ECLI:NL:CBB:2003:AH9677
College van Beroep voor het bedrijfsleven
- Eerste en enige aanleg
- D. Roemers
- Rechtspraak.nl
Afwijzing aanvraag aanwezigheidsvergunning voor kansspelautomaten door de burgemeester van Den Haag
In deze zaak heeft het College van Beroep voor het bedrijfsleven op 20 juni 2003 uitspraak gedaan over een verzoek om voorlopige voorziening van verzoeker, die een aanwezigheidsvergunning voor twee kansspelautomaten had aangevraagd. De burgemeester van Den Haag had deze aanvraag op 6 februari 2003 afgewezen, omdat de inrichting van verzoeker, Petit Restaurant Asta, als een laagdrempelige inrichting werd aangemerkt. Verzoeker maakte bezwaar tegen deze afwijzing en vroeg om een voorlopige voorziening, zodat hij de kansspelautomaten kon plaatsen totdat er een definitieve beslissing in de hoofdzaak was genomen.

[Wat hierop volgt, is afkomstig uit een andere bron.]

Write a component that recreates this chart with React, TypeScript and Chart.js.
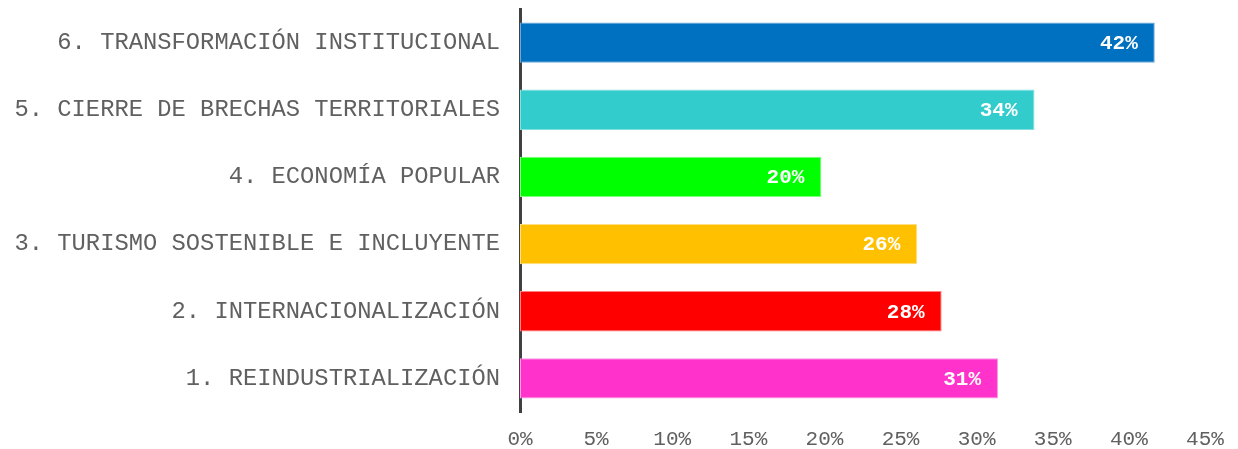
import React, { useEffect, useRef } from "react";
import { Chart, registerables } from "chart.js";

Chart.register(...registerables);

const categories = [
  "6. TRANSFORMACIÓN INSTITUCIONAL",
  "5. CIERRE DE BRECHAS TERRITORIALES",
  "4. ECONOMÍA POPULAR",
  "3. TURISMO SOSTENIBLE E INCLUYENTE",
  "2. INTERNACIONALIZACIÓN",
  "1. REINDUSTRIALIZACIÓN",
];
const values = [41.7, 33.8, 19.8, 26.1, 27.7, 31.4];
const barColors = ["#0070C0", "#33CCCC", "#00FF00", "#FFC000", "#FF0000", "#FF33CC"];
const borderColors = ["#6FA8DC", "#85E0E0", "#80FF80", "#FFDF80", "#FF8080", "#FF99E6"];
const xTicks = [0, 5, 10, 15, 20, 25, 30, 35, 40, 45];

const FONT = "'Liberation Mono', 'Courier New', monospace";

const valueLabels = {
  id: "valueLabels",
  afterDatasetsDraw(chart: any) {
    const ctx = chart.ctx;
    const meta = chart.getDatasetMeta(0);
    ctx.save();
    ctx.font = `bold 21px ${FONT}`;
    ctx.fillStyle = "#FFFFFF";
    ctx.textAlign = "right";
    ctx.textBaseline = "middle";
    meta.data.forEach((el: any, i: number) => {
      ctx.fillText(`${Math.round(values[i])}%`, el.x - 17, el.y + 1);
    });
    ctx.restore();
  },
};

export default function App() {
  const ref = useRef<HTMLCanvasElement | null>(null);
  useEffect(() => {
    if (!ref.current) return;
    const chart = new Chart(ref.current, {
      type: "bar",
      data: {
        labels: categories,
        datasets: [
          {
            data: values,
            backgroundColor: barColors,
            borderColor: borderColors,
            borderWidth: 1,
            borderSkipped: false,
            categoryPercentage: 1,
            barPercentage: 0.6,
          },
        ],
      },
      options: {
        indexAxis: "y",
        animation: false,
        responsive: true,
        maintainAspectRatio: false,
        layout: { padding: { top: 9, right: 33, bottom: 0, left: 0 } },
        plugins: { legend: { display: false }, tooltip: { enabled: false } },
        scales: {
          x: {
            min: 0,
            max: 45,
            afterBuildTicks(scale: any) {
              scale.ticks = xTicks.map((v) => ({ value: v }));
            },
            afterFit(scale: any) {
              scale.height = 37;
            },
            grid: { display: false },
            border: { display: false },
            ticks: {
              padding: 7,
              color: "#606060",
              font: { family: FONT, size: 21 },
              maxRotation: 0,
              callback: (v: any) => `${v}%`,
            },
          },
          y: {
            afterFit(scale: any) {
              scale.width = 520;
              scale.paddingTop = 0;
              scale.paddingBottom = 0;
            },
            grid: { display: false },
            border: { display: true, color: "#404040", width: 3 },
            ticks: {
              padding: 12,
              color: "#606060",
              font: { family: FONT, size: 23.8 },
            },
          },
        },
      },
      plugins: [valueLabels],
    });
    return () => chart.destroy();
  }, []);
  return (
    <div style={{ position: "fixed", left: 0, top: 0, width: 1238, height: 449, background: "#fff" }}>
      <canvas ref={ref} />
    </div>
  );
}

De voorzieningenrechter overwoog dat het financiële belang van verzoeker, dat hij stelde te hebben door het gemis van de kansspelautomaten, op zichzelf geen reden was om een voorlopige voorziening te treffen. Er moest worden aangetoond dat het financiële belang zo zwaarwegend was dat de continuïteit van de onderneming in gevaar kwam. Verzoeker had echter niet voldoende bewijs geleverd voor zijn stelling dat het verlies aan inkomsten significant was. De voorzieningenrechter concludeerde dat verzoeker niet had aangetoond dat er sprake was van een zwaarwegend financieel belang dat een voorlopige voorziening rechtvaardigde.
Daarnaast werd opgemerkt dat de burgemeester de bevoegdheid had om de motivering van zijn besluit aan te passen en dat een eventueel gebrek in de motivering van het bestreden besluit niet automatisch leidde tot het treffen van een voorlopige voorziening. De voorzieningenrechter vond geen aanleiding om te twijfelen aan de houdbaarheid van de afwijzing van de aanvraag in de bodemprocedure. Het verzoek om voorlopige voorziening werd dan ook afgewezen, zonder dat er aanleiding was voor een proceskostenveroordeling.